Demikian juga software yang dapat mencadi acuan untuk menilai otentifikasi hadis sangat mudah untuk mengaksesnya. Lebih dari itu, seseorang dengan mudah dapat mengkaji kitab hadis yang pada zaman sebelumnya sangat tidak mungkin dapat dikaji.

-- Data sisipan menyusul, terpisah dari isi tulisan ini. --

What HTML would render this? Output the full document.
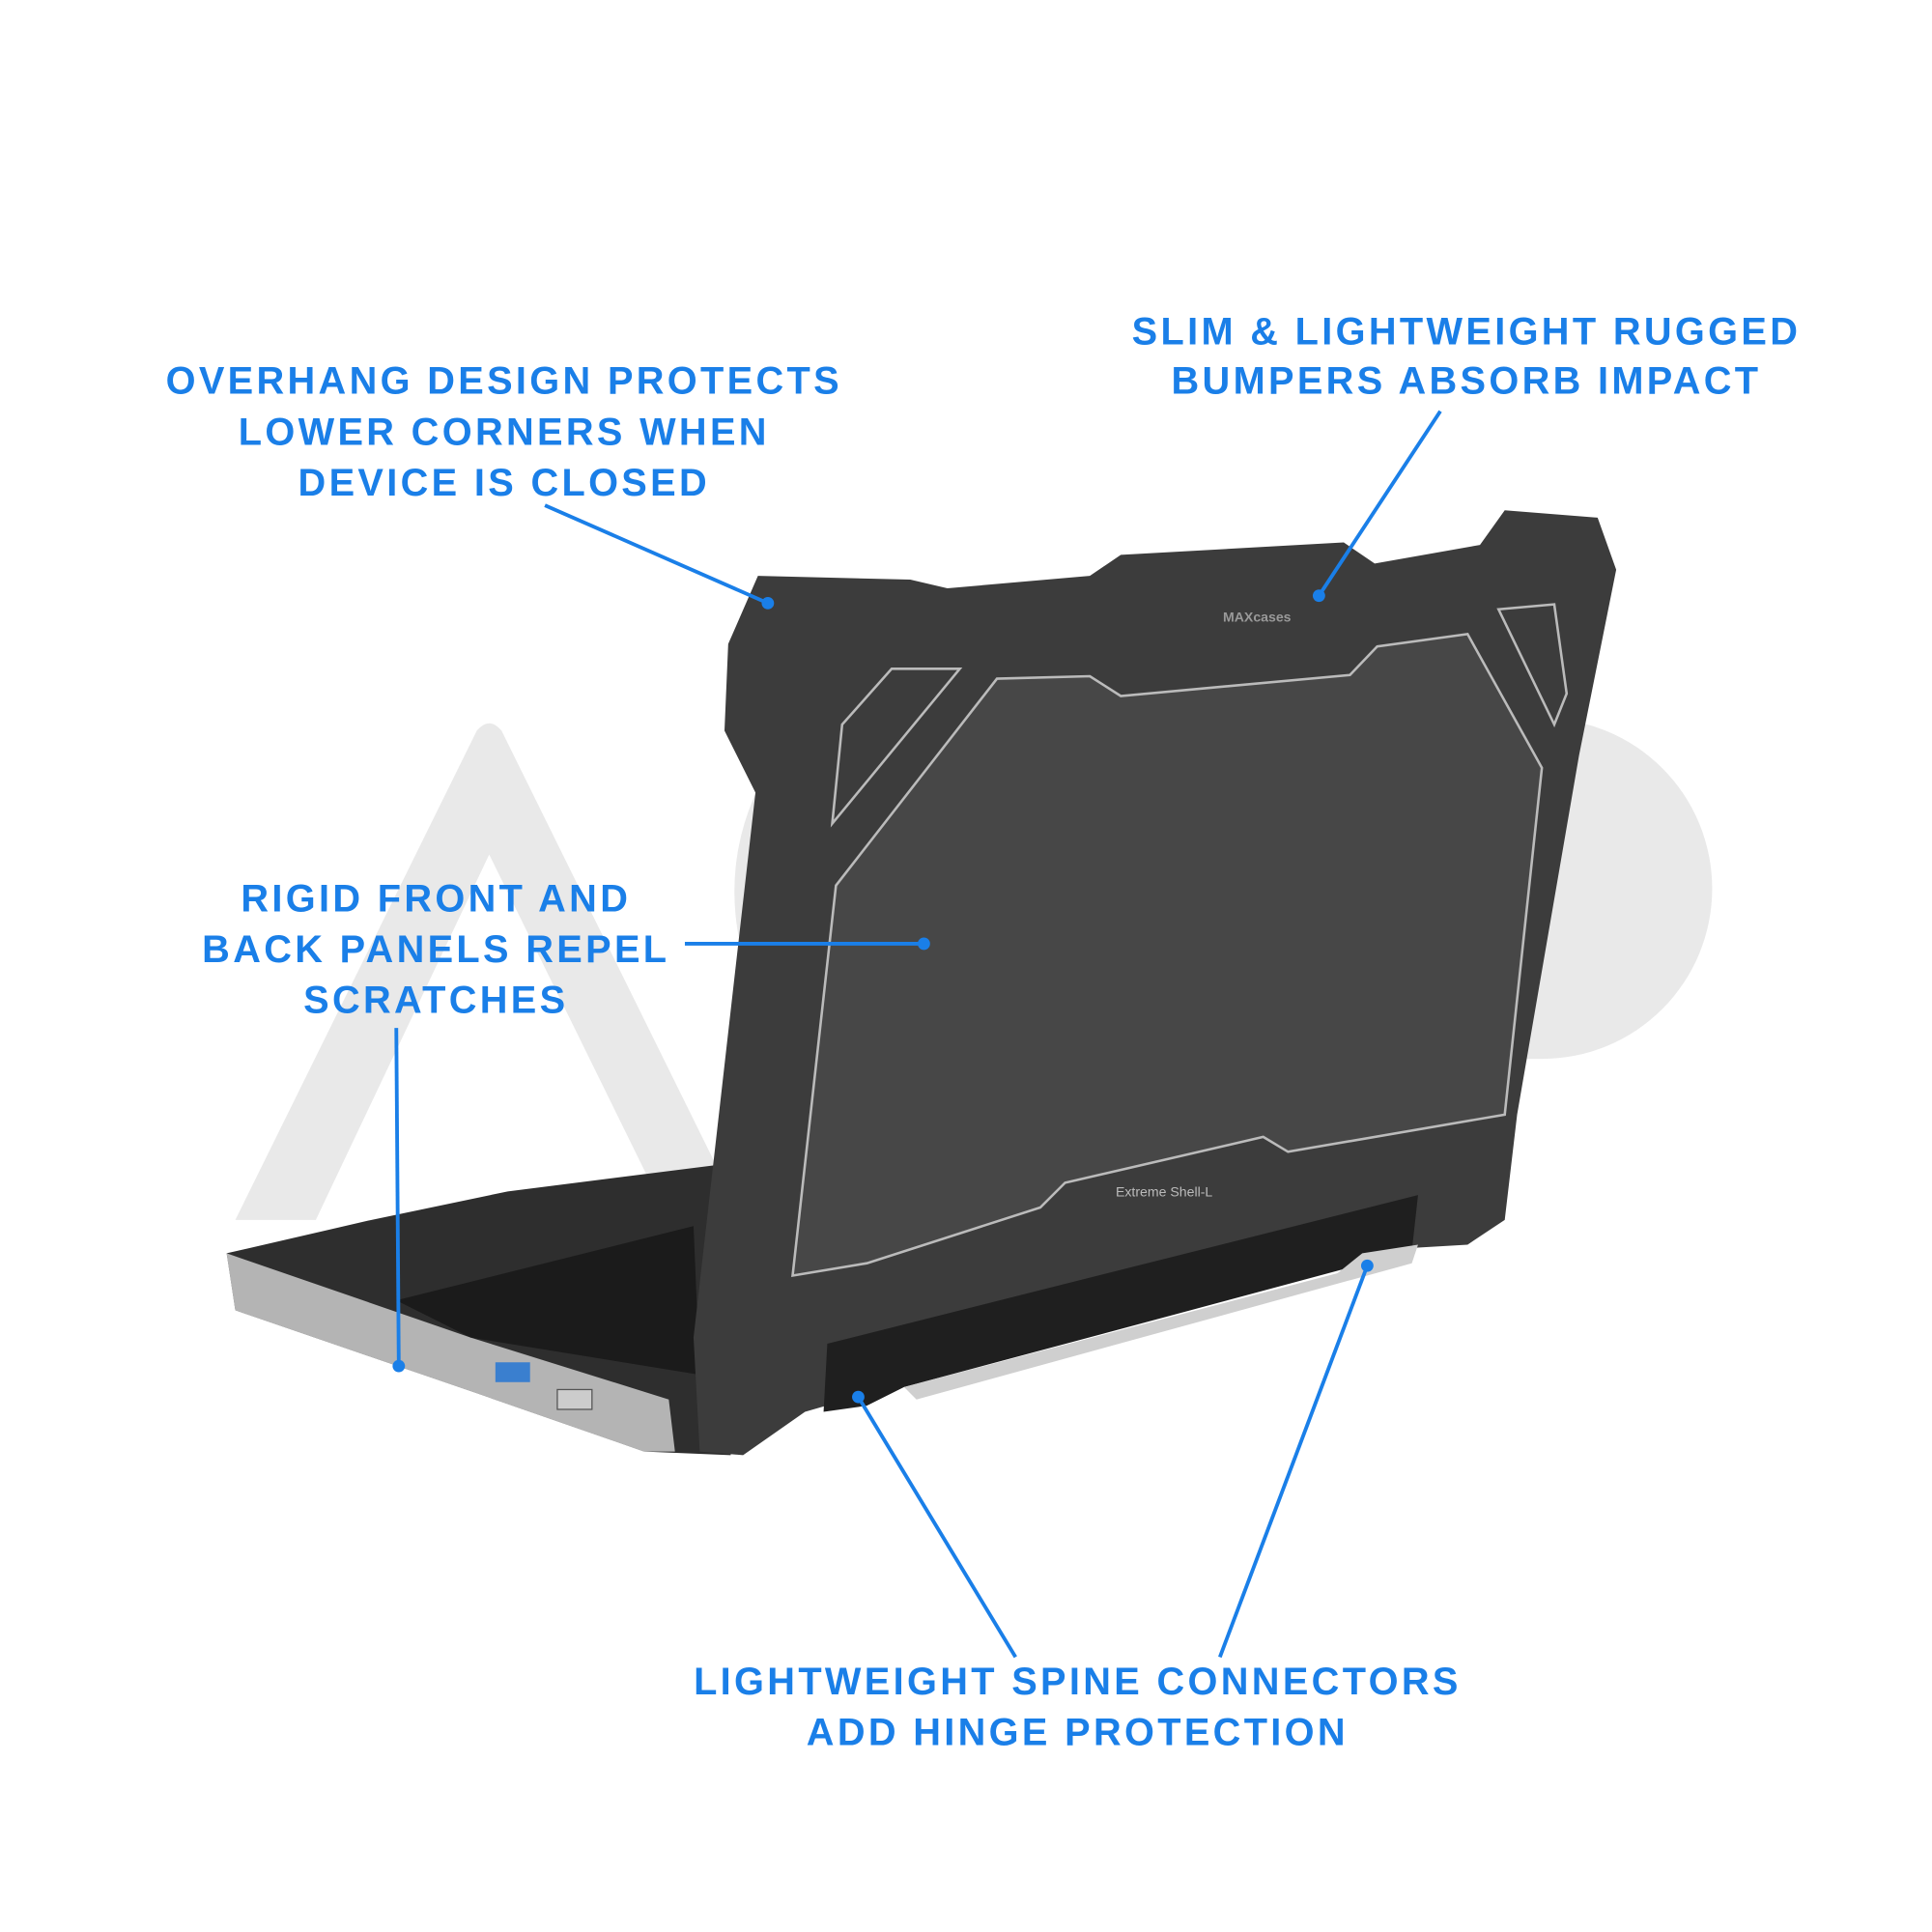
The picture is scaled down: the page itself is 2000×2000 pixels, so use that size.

Kenyataan ini merupakan sesuatu yang menjadi dasar adanya perubahan yang sangat mendasar dalam perkembangan hadis.

Hadis Isbal dan Jenggot

Ketiga, tulisan berjudul “Fenomena Isbal dan Memanjangkan Jenggot: Analisis Sejarah-Sosial Hadis Nabi Muhammad”, dalam Indonesian Journal of Islamic Literature and Muslim Society, Vol. 3, No. 2, 2018. Penelitian ini berdasar atas fenomena masyarakat dengan jenggot tebal dan anti-isbāl (kain di bawah mata kaki) telah menjadi karakter di beberapa lapisan umat Islam. Titik tekan pelarangan celana di bawah mata kaki adalah adanya kesombongan orang yang mengenakannya. Maka bisa dipahami bahwa yang perlu dihindari adalah kesombongan itu sendiri, bukan celana di bawah mata kaki.

Keempat, tulisan dengan judul “Dinamika Studi Hadis di PP Hasyim Asy’ari Tebuireng Jombang: Dari Klasikal Hingga Ma’had ‘Aly” dalam AL QUDS; Jurnal Studi Alquran dan Hadis vol. 3, no 2, 2019. Artikel ini mengkaji kurikulum hadis di tingkat MTs, MA dan Ma‘had Aly PP Hasyim Asy‘ari Tebuireng Jombang.

Kesimpulan

Temuannya adalah bahwa kajian hadis semakin meningkat dan mendalam dengan adanya Ma‘had Aly. Kajian Hadis di dalamnya telah menjangkau beragam kitab hadis. Hal ini berbeda dengan tradisi pembacaan kitab hadis di level bawahnya. Yakni berkisar pada dua kitab; Bulughul Maram dan Riyadush Shalihin. Karena itu, Ma’had Aly sangat penting dan strategis. Baik dalam rangka medinamisasikan kajian living hadith ataupun pribumisasi sunnah.